Stored data -

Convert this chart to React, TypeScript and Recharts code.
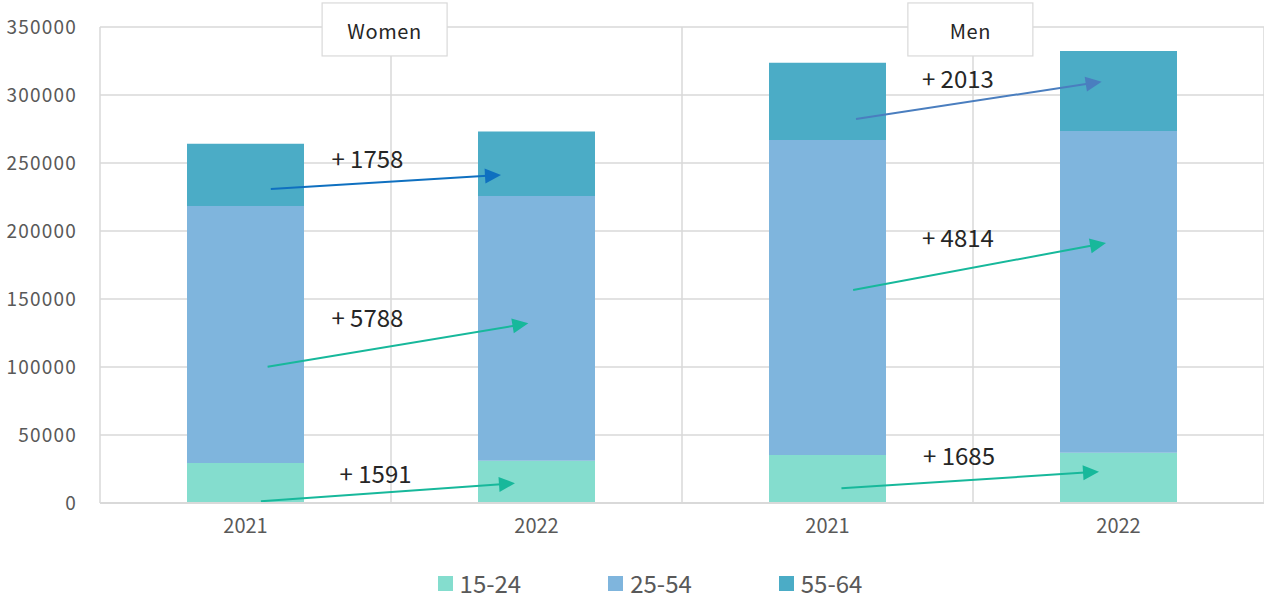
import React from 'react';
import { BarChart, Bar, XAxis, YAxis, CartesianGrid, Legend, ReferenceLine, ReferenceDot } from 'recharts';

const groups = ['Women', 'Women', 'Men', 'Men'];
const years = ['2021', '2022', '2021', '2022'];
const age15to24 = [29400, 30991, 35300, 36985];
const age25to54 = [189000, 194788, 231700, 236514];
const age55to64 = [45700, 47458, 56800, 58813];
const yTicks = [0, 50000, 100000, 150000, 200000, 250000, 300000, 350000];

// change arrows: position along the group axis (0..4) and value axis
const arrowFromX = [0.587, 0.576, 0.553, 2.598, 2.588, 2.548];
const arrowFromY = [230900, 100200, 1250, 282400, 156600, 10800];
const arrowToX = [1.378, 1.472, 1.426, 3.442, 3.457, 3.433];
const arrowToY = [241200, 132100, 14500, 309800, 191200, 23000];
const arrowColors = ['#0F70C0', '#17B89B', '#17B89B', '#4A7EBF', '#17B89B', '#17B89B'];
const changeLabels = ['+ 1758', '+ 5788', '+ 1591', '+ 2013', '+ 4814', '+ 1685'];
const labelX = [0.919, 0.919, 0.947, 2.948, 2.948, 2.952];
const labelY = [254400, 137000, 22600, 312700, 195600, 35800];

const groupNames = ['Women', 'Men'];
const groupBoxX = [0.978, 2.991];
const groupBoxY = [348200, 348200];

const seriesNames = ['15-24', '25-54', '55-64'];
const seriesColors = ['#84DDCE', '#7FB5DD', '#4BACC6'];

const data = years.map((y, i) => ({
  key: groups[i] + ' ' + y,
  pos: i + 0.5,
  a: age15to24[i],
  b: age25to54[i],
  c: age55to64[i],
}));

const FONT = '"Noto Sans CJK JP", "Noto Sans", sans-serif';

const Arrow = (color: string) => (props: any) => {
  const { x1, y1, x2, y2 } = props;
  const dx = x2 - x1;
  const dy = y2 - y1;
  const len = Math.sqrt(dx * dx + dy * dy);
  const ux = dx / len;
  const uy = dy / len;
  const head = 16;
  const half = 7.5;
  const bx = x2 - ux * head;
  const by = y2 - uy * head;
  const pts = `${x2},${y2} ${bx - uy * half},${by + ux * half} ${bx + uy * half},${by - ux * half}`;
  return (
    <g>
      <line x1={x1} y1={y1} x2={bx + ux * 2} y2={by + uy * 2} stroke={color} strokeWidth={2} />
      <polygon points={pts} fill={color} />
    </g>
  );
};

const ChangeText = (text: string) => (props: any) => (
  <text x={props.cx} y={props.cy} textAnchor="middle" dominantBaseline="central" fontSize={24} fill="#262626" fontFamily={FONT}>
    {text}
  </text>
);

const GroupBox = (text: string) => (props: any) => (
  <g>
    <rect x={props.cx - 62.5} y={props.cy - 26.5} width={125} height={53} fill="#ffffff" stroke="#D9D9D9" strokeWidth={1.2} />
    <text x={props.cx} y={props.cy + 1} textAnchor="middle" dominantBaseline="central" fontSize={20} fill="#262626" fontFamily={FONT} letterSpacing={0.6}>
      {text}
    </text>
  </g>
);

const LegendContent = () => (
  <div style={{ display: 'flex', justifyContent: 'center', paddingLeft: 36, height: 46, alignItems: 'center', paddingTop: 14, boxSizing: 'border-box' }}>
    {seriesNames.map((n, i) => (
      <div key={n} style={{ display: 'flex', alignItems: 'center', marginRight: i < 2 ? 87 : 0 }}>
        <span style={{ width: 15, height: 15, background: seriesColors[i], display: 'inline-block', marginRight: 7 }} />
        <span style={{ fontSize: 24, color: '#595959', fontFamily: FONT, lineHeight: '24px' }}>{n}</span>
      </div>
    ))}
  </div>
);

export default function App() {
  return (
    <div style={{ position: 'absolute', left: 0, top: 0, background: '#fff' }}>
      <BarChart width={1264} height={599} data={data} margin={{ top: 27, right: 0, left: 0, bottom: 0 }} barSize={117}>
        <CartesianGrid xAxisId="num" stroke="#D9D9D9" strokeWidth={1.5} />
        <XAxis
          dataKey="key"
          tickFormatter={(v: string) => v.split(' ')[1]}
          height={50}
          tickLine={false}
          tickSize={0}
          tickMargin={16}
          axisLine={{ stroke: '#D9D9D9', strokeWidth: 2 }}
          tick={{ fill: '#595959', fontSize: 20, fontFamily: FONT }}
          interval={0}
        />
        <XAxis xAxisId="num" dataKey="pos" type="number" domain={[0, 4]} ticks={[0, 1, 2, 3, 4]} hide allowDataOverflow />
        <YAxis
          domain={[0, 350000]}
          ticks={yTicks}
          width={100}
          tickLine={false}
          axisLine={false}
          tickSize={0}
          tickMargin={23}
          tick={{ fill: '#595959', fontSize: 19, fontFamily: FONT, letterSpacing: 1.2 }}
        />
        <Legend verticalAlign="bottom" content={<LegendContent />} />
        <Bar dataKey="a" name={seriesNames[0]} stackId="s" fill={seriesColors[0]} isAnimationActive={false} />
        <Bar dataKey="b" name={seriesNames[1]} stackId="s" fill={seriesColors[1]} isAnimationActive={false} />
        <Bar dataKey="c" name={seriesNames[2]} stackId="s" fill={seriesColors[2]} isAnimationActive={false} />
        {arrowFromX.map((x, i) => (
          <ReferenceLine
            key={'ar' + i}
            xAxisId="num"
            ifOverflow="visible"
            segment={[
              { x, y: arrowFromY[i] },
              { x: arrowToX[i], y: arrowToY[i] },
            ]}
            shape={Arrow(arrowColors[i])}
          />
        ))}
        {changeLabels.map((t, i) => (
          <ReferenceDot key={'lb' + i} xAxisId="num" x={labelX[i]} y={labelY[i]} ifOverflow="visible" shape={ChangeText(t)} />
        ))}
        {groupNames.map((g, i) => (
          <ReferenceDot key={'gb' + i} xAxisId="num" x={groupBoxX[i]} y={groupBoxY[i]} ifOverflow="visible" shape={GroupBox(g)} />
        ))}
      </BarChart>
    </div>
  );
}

What to produce - Return, unchanged, the lines from the first line of the material through the line that holds "250000, 300000, 350000];", inclusive, omitting pictures.

Written response -
Convert this chart to React, TypeScript and Recharts code.
import React from 'react';
import { BarChart, Bar, XAxis, YAxis, CartesianGrid, Legend, ReferenceLine, ReferenceDot } from 'recharts';

const groups = ['Women', 'Women', 'Men', 'Men'];
const years = ['2021', '2022', '2021', '2022'];
const age15to24 = [29400, 30991, 35300, 36985];
const age25to54 = [189000, 194788, 231700, 236514];
const age55to64 = [45700, 47458, 56800, 58813];
const yTicks = [0, 50000, 100000, 150000, 200000, 250000, 300000, 350000];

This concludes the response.